Wilhelm Stoph was a German politician. He served as Chairman of the Council of Ministers of the German Democratic Republic from 1964 to 1973, and again from 1976 until 1989. He also served as chairman of the State Council from 1973 to 1976.

Bruno Sutkus was a Lithuanian-German sniper in the 68th Infantry Division of the German Army, on the Eastern Front of World War II, and was credited with 209 kills. Every kill was recorded in an individual "sniper's book" and had to be confirmed by at least one observer and authenticated by the battalion commander. Facsimile copies of various diary pages are reproduced in Sutkus' memoir. After the dissolution of the Soviet Union, Sutkus held lectures for Lithuanian soldiers and presented his wartime records to Lithuanian officers.
Hans-Jochen Vogel was a German lawyer and a politician for the Social Democratic Party (SPD). He served as Mayor of Munich from 1960 to 1972, winning the 1972 Summer Olympics for the city and Governing Mayor of West Berlin in 1981, the only German ever to lead two cities with a million+ inhabitants. He was Federal Minister of Regional Planning, Construction and Urban Development from 1972 to 1974, and Federal Minister of Justice from 1974 to 1981. He served as leader of the SPD in the Bundestag from 1983 to 1991, and as Leader of the Social Democratic Party from 1987 to 1991. In 1993, he co-founded the organisation Gegen Vergessen – Für Demokratie. He was a member of the National Ethics Council of Germany from its beginning in 2001.

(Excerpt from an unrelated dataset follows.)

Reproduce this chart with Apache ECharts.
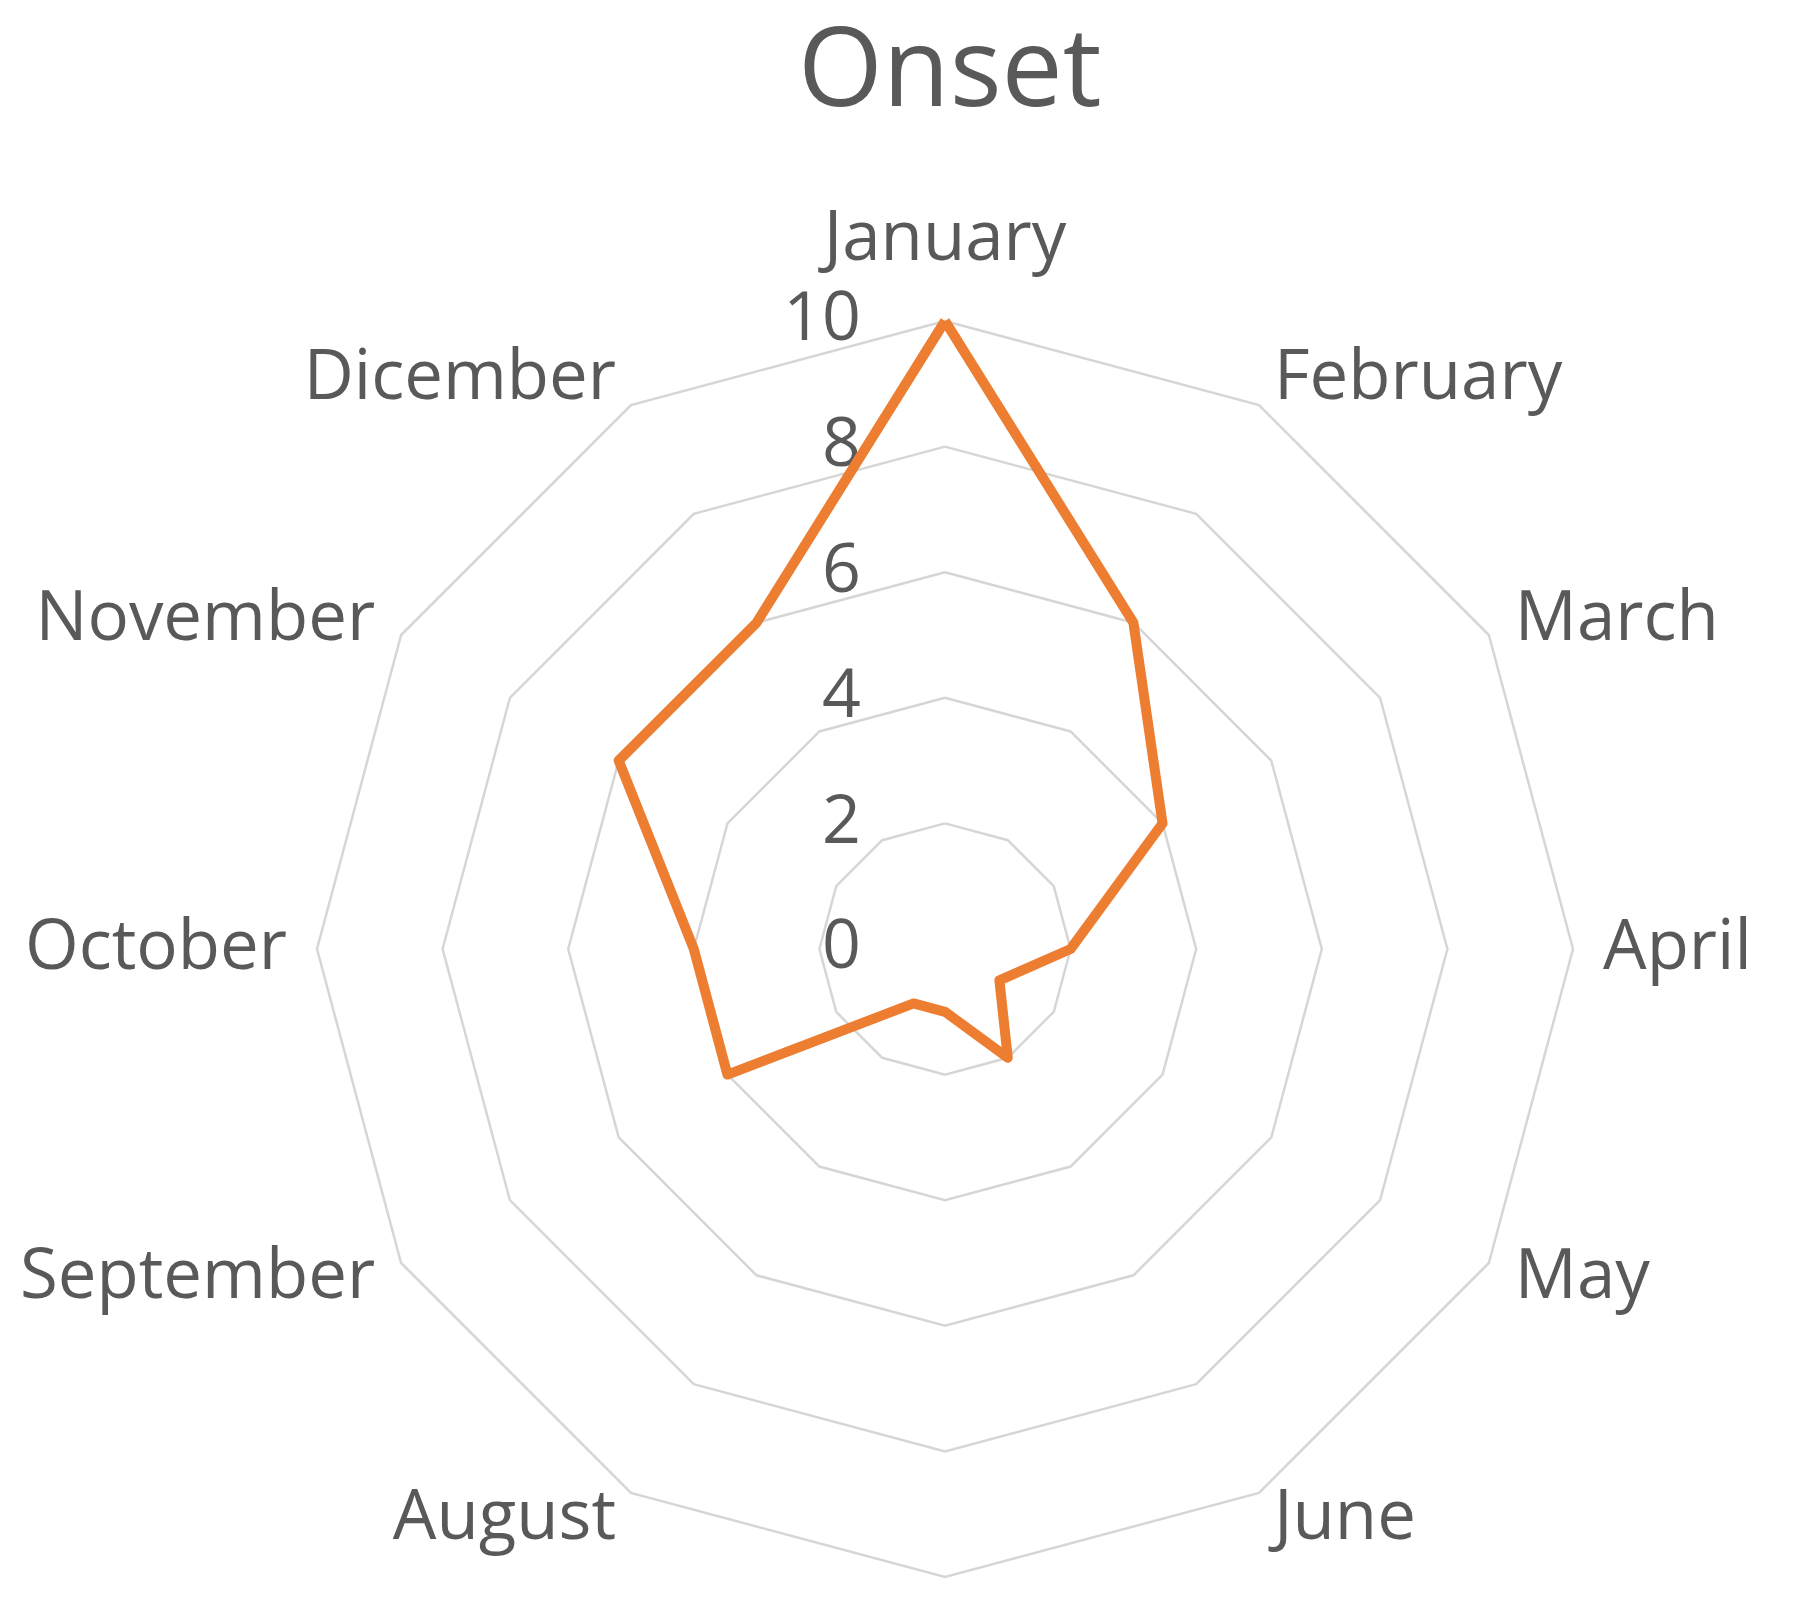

Oskar Werner was an Austrian stage and cinema actor whose prominent roles include two 1965 films, The Spy Who Came in from the Cold and Ship of Fools. Other notable films include Decision Before Dawn (1951), Jules and Jim (1962), Fahrenheit 451 (1966), The Shoes of the Fisherman (1968) and Voyage of the Damned (1976).

Johannes Wiese was a German Luftwaffe pilot during World War II, a fighter ace credited with 133 enemy aircraft shot down in 480 combat missions. He claimed all of his victories over the Eastern Front, including over 50 Ilyushin Il-2 Shturmovik ground attack aircraft.

Wolfgang Willrich was a German artist of the twentieth century, best known for his propaganda art during the time of Nazi Germany. From 1933 onwards, Willrich was employed by the Nazi government, for which he drew art depicting idealized racial standards and portraits of soldiers and party officials.

Heinrich Windelen was a German politician of the Christian Democratic Union. He served as a Member of the Bundestag from 1957 to 1990, and as Federal Minister for Displaced Persons, Refugees and War Victims in the Cabinet Kiesinger in 1969 and as Federal Minister of Intra-German Relations in the Cabinet Kohl II from 1983 to 1987.